Years later, it would happen again – another group, another sudden exile, more public shame. Different verse, same old song: men wielding power like weapons, using spirituality as a shield for violence.
The Darkness
Here’s what they don’t tell you about spiritual trauma: it doesn’t just break your faith – it fractures your very sense of reality, your sense of self.
Everything you thought you knew about love, about truth, about the Divine… it all comes crashing down like a house of cards in a hurricane.
For years, I wandered in that darkness. Lost my spiritual practice. Lost my prayer. Lost my community. Lost my way. I’d spent my whole life allowing others to “show me the way,” to tell me how I was supposed to approach God.
But listen now, because this is gospel truth:
You don’t need their permission to pray
You don’t need their blessing to believe
You don’t need their approval to love
The Divine is not their property
The Divine is not their prisoner
The Divine is not bound by their rules or their walls or their judgments
The Divine is free.
And so are you.
The Light
Freedom, though – real freedom – isn’t just about breaking chains. It’s about building something new from the broken pieces. And that’s where my real journey began.
I discovered something revolutionary: I get to choose what I believe.
Let that sink in for a moment. Feel the weight of it. The power of it. The sheer, audacious liberation of it.
But don’t be fooled either. With liberation comes excruciating terror when your soul is at stake – especially when you’ve never decided on your own and been told that you can’t trust your own heart.
I started small. Reading books that had been condemned by my former religion. Testing ideas in my heart.
Eventually, I began exploring new spiritual practices, including the Sufi practice of Remembrance. Oh, was that terrifying at first! My hands would shake. My heart would race. Every fiber of my conditioned being screamed “DANGER!” There was even a time when I would use hard drugs whenever I started the practice in an effort to numb the fear and pain that arose (not a strategy I recommend, by the way).
But here’s what I learned about healing: it’s not about being fearless. It’s about being gentle with your fear. About understanding the difference between discomfort and trauma. About giving yourself permission to explore, to pause, to step back, to try again.
The Wisdom
Through this journey, I became a master translator – not of languages, but of spirit. When I encountered triggering words or concepts, I learned to ask: “What else could this mean? What truth lives beneath the trigger?”
Take the name “Allah” – a word that once filled me with terror due to years of conditioning. But I began to play with it, to explore it, to make it my own. I noticed how it begins with “all” – which speaks to the all-encompassing nature of the Divine. How it ends with “ahhh” – like a sigh of relief, like coming home. All-ahhh. A breath of the infinite.

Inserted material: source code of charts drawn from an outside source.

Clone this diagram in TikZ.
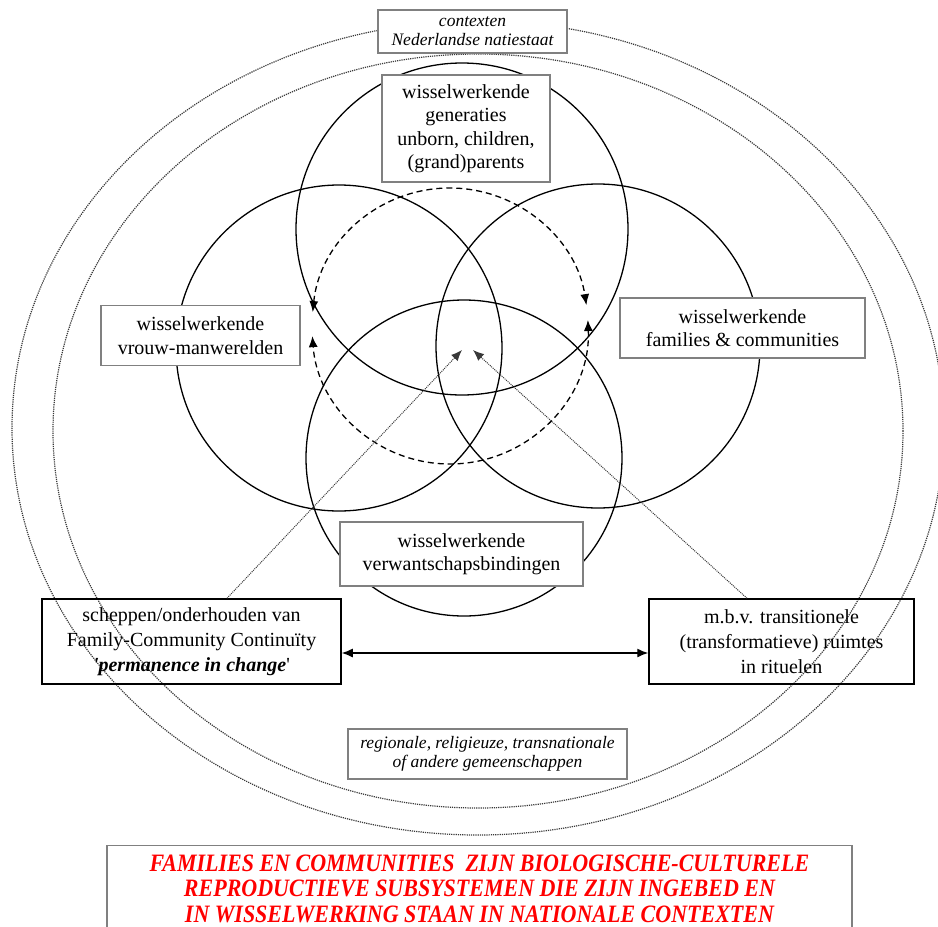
\documentclass[tikz,border=0pt]{standalone}
\usepackage{fontspec}
\setmainfont{Liberation Serif}
\newfontfamily\redfont{Liberation Serif}[FakeStretch=0.88]
\usetikzlibrary{arrows.meta}

\tikzset{
  wbox/.style={draw=gray, line width=1.2pt, fill=white, align=center, inner sep=0pt,
    font=\fontsize{20}{23.5}\selectfont},
  ctxbox/.style={wbox, font=\fontsize{17.5}{19}\selectfont\itshape},
  mainbox/.style={draw=black, line width=1.5pt, align=center, inner sep=0pt,
    font=\fontsize{20}{25}\selectfont},
  ring/.style={line width=1.3pt},
  context/.style={gray!45!black, line width=1.2pt, densely dotted},
  loopline/.style={line width=1.3pt, dash pattern=on 6pt off 4pt,
    {Latex[length=11pt,width=9pt]}-{Latex[length=11pt,width=9pt]}},
  pointer/.style={gray!45!black, line width=1pt, densely dotted,
    -{Latex[length=11pt,width=9pt]}},
  link/.style={line width=1.3pt,
    {Latex[length=11pt,width=9pt]}-{Latex[length=11pt,width=9pt]}}
}

\begin{document}
\begin{tikzpicture}
    \def\x{1pt}
    \def\y{-1pt}
    \useasboundingbox (0,0) rectangle (938*\x, 927*\y);
    % contexten
    \draw[context] (478*\x, 428*\y) ellipse ({466*\x} and {407*\x});
    \draw[context] (478*\x, 431*\y) ellipse ({425*\x} and {377*\x});
    % wisselwerkende cirkels
    \draw[ring] (462*\x, 229*\y) circle (166*\x);
    \draw[ring] (339*\x, 348*\y) circle (163*\x);
    \draw[ring] (598*\x, 346*\y) circle (162*\x);
    \draw[ring] (464*\x, 458*\y) circle (158*\x);
    % kringloop
    \coordinate (M) at (450*\x, 326*\y);
    \draw[loopline] (M) ++(174.2:138*\x) arc[start angle=174.2, end angle=8.7, radius=138*\x];
    \draw[loopline] (M) ++(2.5:138*\x) arc[start angle=2.5, end angle=-175.8, radius=138*\x];
    \coordinate (C_l) at (462*\x, 350*\y);
    \coordinate (C_r) at (473*\x, 350*\y);
    % labels
    \node[ctxbox, minimum width=189pt, minimum height=43pt] (A0_1) at (472.5*\x, 31.5*\y) {contexten\\Nederlandse natiestaat};
    \node[wbox, minimum width=168pt, minimum height=107pt] (A1_1) at (466*\x, 128.5*\y) {wisselwerkende\\generaties\\unborn, children,\\(grand)parents};
    \node[wbox, minimum width=199pt, minimum height=60pt] (A2_0) at (200.5*\x, 335.5*\y) {wisselwerkende\\vrouw-manwerelden};
    \node[wbox, minimum width=245pt, minimum height=60pt] (A2_2) at (742.5*\x, 328*\y) {wisselwerkende\\families \& communities};
    \node[wbox, minimum width=243pt, minimum height=64pt] (A3_1) at (461.5*\x, 554*\y) {wisselwerkende\\verwantschapsbindingen};
    \node[mainbox, minimum width=299pt, minimum height=85pt] (A4_0) at (191.5*\x, 641.5*\y) {scheppen/onderhouden van\\Family-Community Continuïty\\\textbf{\textit{\textquotesingle permanence in change}}\textquotesingle};
    \node[mainbox, minimum width=265pt, minimum height=85pt] (A4_2) at (781.5*\x, 641.5*\y) {m.b.v. transitionele\\(transformatieve) ruimtes\\in rituelen};
    \node[ctxbox, minimum width=279pt, minimum height=50pt] (A5_1) at (487.5*\x, 754*\y) {regionale, religieuze, transnationale\\of andere gemeenschappen};
    \node[wbox, anchor=north, minimum width=745pt, minimum height=86pt, text=red,
      font={\redfont\fontsize{25}{25.5}\selectfont\bfseries\itshape}] (A6_1) at (479.5*\x, 845*\y)
      {FAMILIES EN COMMUNITIES\ \ ZIJN BIOLOGISCHE-CULTURELE\\REPRODUCTIEVE SUBSYSTEMEN DIE ZIJN INGEBED EN\\IN WISSELWERKING STAAN IN NATIONALE CONTEXTEN};
    % verbindingen
    \draw[pointer] ([xshift=35.5pt]A4_0.north) -- (C_l);
    \draw[pointer] ([xshift=-34.5pt]A4_2.north) -- (C_r);
    \draw[link] ([yshift=-11.5pt]A4_0.east) -- ([yshift=-11.5pt]A4_2.west);
\end{tikzpicture}
\end{document}
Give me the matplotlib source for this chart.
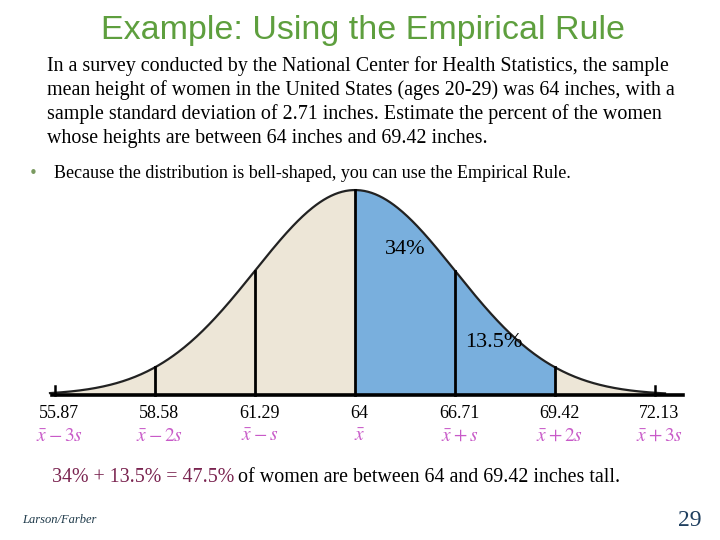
import numpy as np
import matplotlib
matplotlib.use("Agg")
import matplotlib.pyplot as plt

# survey numbers
mean = 64.0
sd = 2.71
cut_values = [55.87, 58.58, 61.29, 64, 66.71, 69.42, 72.13]
cut_symbols = [r"$\bar{x}-3s$", r"$\bar{x}-2s$", r"$\bar{x}-s$", r"$\bar{x}$",
               r"$\bar{x}+s$", r"$\bar{x}+2s$", r"$\bar{x}+3s$"]
shade_from = 64
shade_to = 69.42
pct_labels = ["34%", "13.5%"]
pct_pos = [(65.35, 0.71), (67.75, 0.255)]

plt.rcParams["mathtext.fontset"] = "stix"
serif = "Liberation Serif"

fig = plt.figure(figsize=(7.2, 5.4), dpi=100)
ax = fig.add_axes([0, 0, 1, 1])
# 100 px per standard deviation, mean at x = 355 px
ax.set_xlim(mean - 3.55 * sd, mean + 3.65 * sd)
ax.set_ylim(-0.707, 1.927)
ax.axis("off")

def bell(x):
    return np.exp(-0.5 * ((np.asarray(x) - mean) / sd) ** 2)

xs = np.linspace(mean - 3.05 * sd, mean + 3.1 * sd, 500)
ys = bell(xs)

beige = "#ede6d7"
blue = "#79afdd"
ax.fill_between(xs, 0, ys, color=beige, lw=0)
mask = (xs >= shade_from) & (xs <= shade_to)
ax.fill_between(xs[mask], 0, ys[mask], color=blue, lw=0)
ax.plot(xs, ys, color="#222222", lw=1.6)

for v in cut_values[1:-1]:
    ax.plot([v, v], [0, bell(v)], color="black", lw=2)
for v in [cut_values[0], cut_values[-1]]:
    ax.plot([v, v], [0, 0.045], color="black", lw=1.8)
ax.plot([55.79, 72.89], [0, 0], color="black", lw=2.6)

for lab, (px, py) in zip(pct_labels, pct_pos):
    ax.text(px, py, lab, ha="center", va="center", fontsize=16, family=serif)

for v, sym in zip(cut_values, cut_symbols):
    lbl = f"{v:g}"
    ax.text(v + 0.12, -0.09, lbl, ha="center", va="center", fontsize=13, family=serif)
    ax.text(v + 0.12, -0.195, sym, ha="center", va="center", fontsize=14, color="#c85ac8")

# slide texts
fig.text(0.504, 0.944, "Example: Using the Empirical Rule", ha="center", va="center",
         fontsize=24.5, color="#5e9f3e", family="Liberation Sans")
para = ["In a survey conducted by the National Center for Health Statistics, the sample",
        "mean height of women in the United States (ages 20-29) was 64 inches, with a",
        "sample standard deviation of 2.71 inches. Estimate the percent of the women",
        "whose heights are between 64 inches and 69.42 inches."]
for i, line in enumerate(para):
    fig.text(47 / 720, 1 - (66 + 24 * i) / 540, line, ha="left", va="center",
             fontsize=14.4, family=serif)
fig.text(33 / 720, 1 - 173 / 540, "•", ha="center", va="center", fontsize=11, color="#7a9a60")
fig.text(54 / 720, 1 - 173 / 540,
         "Because the distribution is bell-shaped, you can use the Empirical Rule.",
         ha="left", va="center", fontsize=13, family=serif)

t1 = fig.text(52 / 720, 1 - 478 / 540, "34% + 13.5% = 47.5%", ha="left", va="center",
              fontsize=14.4, family=serif, color="#7a2450")
fig.canvas.draw()
bb = t1.get_window_extent()
fig.text(bb.x1 / 720 + 4 / 720, 1 - 478 / 540, "of women are between 64 and 69.42 inches tall.",
         ha="left", va="center", fontsize=14.4, family=serif)

fig.text(22 / 720, 1 - 520 / 540, "Larson/Farber", ha="left", va="center", fontsize=9,
         style="italic", family=serif, color="#1f3a4a")
fig.text(690 / 720, 1 - 520 / 540, "29", ha="center", va="center", fontsize=17,
         family=serif, color="#1f3f5f")

fig.savefig("out.png", dpi=100)
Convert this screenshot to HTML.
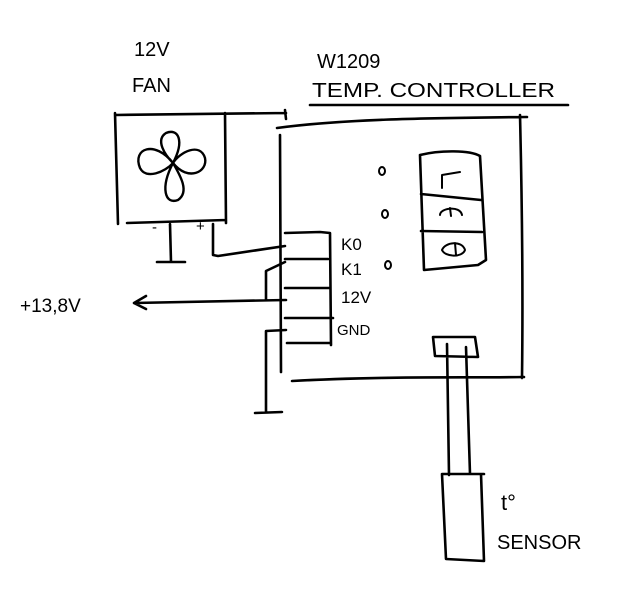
<!DOCTYPE html>
<html><head><meta charset="utf-8"><style>html,body{margin:0;padding:0;background:#fff}svg{display:block}</style></head>
<body>
<svg width="643" height="600" viewBox="0 0 643 600" xmlns="http://www.w3.org/2000/svg">
<rect width="643" height="600" fill="#fff"/>
<g fill="none" stroke="#000" stroke-width="2.6" stroke-linecap="round" stroke-linejoin="round">
<path d="M115 113 L118 224 M115 115 L286 113 M285 110 L286 119 M225 113 L226 223 M127 223 L226 220"/>
<path d="M173 163 C155 140 132 148 140 168 C146 180 165 172 173 163 C188 182 208 172 205 158 C200 142 180 152 173 163 C160 188 165 205 178 200 C190 192 180 175 173 163 C185 140 178 128 166 133 C155 140 165 155 173 163" stroke-width="2.4"/>
<path d="M170 224 L171 262 M157 262 L185 262 M213 224 L213 255 L218 256 L285 246"/>
<path d="M277 128 C350 118 450 118 527 117 M280 135 L281 372 M292 381 C380 376 460 378 524 377 M520 115 C522 200 523 300 522 378"/>
<path d="M285 233 L320 232 L330 233 L331 345 M285 259 L328 259 M285 288 L330 288 M285 318 L333 318 M287 343 L331 343" />
<path d="M285 262 L266 271 L266 300 M286 300 L134 303 M146 296 L134 303 L146 309"/>
<path d="M286 330 L266 331 L266 412 M255 413 L282 412"/>
<ellipse cx="382" cy="171" rx="3" ry="4" stroke-width="2"/>
<ellipse cx="385" cy="214" rx="3" ry="4" stroke-width="2"/>
<ellipse cx="388" cy="265" rx="3" ry="4" stroke-width="2"/>
<path d="M420 155 C440 150 470 150 480 156 L486 260 L478 265 L424 270 L420 155 M421 194 L481 200 M421 231 L482 232"/>
<path d="M442 188 L442 175 L460 172 M440 215 C440 208 460 205 462 215 M450 208 L451 216 M442 250 C445 242 462 240 465 250 C462 258 445 257 442 250 M455 243 L456 255" stroke-width="2"/>
<path d="M433 337 L475 337 L478 357 L435 356 Z M447 344 L449 475 M466 347 L470 474 M442 474 L484 474 M442 474 L446 559 L484 561 L481 474"/>
<path d="M310 105 L568 105"/>
</g>
<g font-family="Liberation Sans, sans-serif" font-size="20" fill="#000">
<text x="134" y="56">12V</text>
<text x="132" y="92">FAN</text>
<text x="317" y="68">W1209</text>
<text x="312" y="97" textLength="243" lengthAdjust="spacingAndGlyphs">TEMP. CONTROLLER</text>
<text x="20" y="312" font-size="19">+13,8V</text>
<text x="501" y="510" font-size="22">t°</text>
<text x="497" y="549">SENSOR</text>
<text x="341" y="250" font-size="17">K0</text>
<text x="341" y="275" font-size="17">K1</text>
<text x="341" y="303" font-size="17">12V</text>
<text x="337" y="335" font-size="15">GND</text>
<text x="152" y="232" font-size="15">-</text>
<text x="196" y="231" font-size="15">+</text>
</g>
</svg>
</body></html>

This isn’t about religion. This isn’t about doctrine. This is about finding your own path to the Divine – whatever that means to you.
The Integration
Today, I see my trauma differently. It’s not just a wound – it’s a watchman, a protector, a teacher. When those old fears arise, I don’t fight them. I thank them. I love them. Then I use the tools I’ve learned to find my way forward again.
Because here’s what I know now, bone-deep and blood-true:
I choose to believe Love.
I believe the Divine is Love.
I believe Love is the answer… all-ways.
Full stop.
Do I still struggle sometimes to reflect that Love? Absolutely. But I celebrate how imperfectly and relentlessly I try. Because that’s what this journey is really about – not perfection, but persistence. Not certainty, but sincere searching. Not someone else’s truth, but your own heart’s wisdom.
A Word to Fellow Travelers
If you’re reading this with tears in your eyes, if you’re carrying your own spiritual wounds, if you’re still finding your way through the darkness – I see you. I hear you. I understand you. You are not alone.
Your journey won’t look like mine. It shouldn’t. But I hope you’ll remember this:
It’s okay to be uncomfortable when trying new spiritual practices. It’s not okay for them to traumatize you.
It’s okay to question. But it’s not okay to be silenced.
It’s okay to find your own path. It’s not okay to let others define your relationship with the Divine.
Take what resonates from my story. Leave what doesn’t. Trust your heart’s knowing. Because in the end, that’s what spirituality really is – not a set of rules or rituals, but a love story between your heart and the Divine.
And that story? That’s yours to write.
—
*A note to readers: This piece isn’t meant to invite pity or advice about “good” spiritual groups. Instead, I hope it opens a door for you to explore your own journey with fresh eyes and tender heart.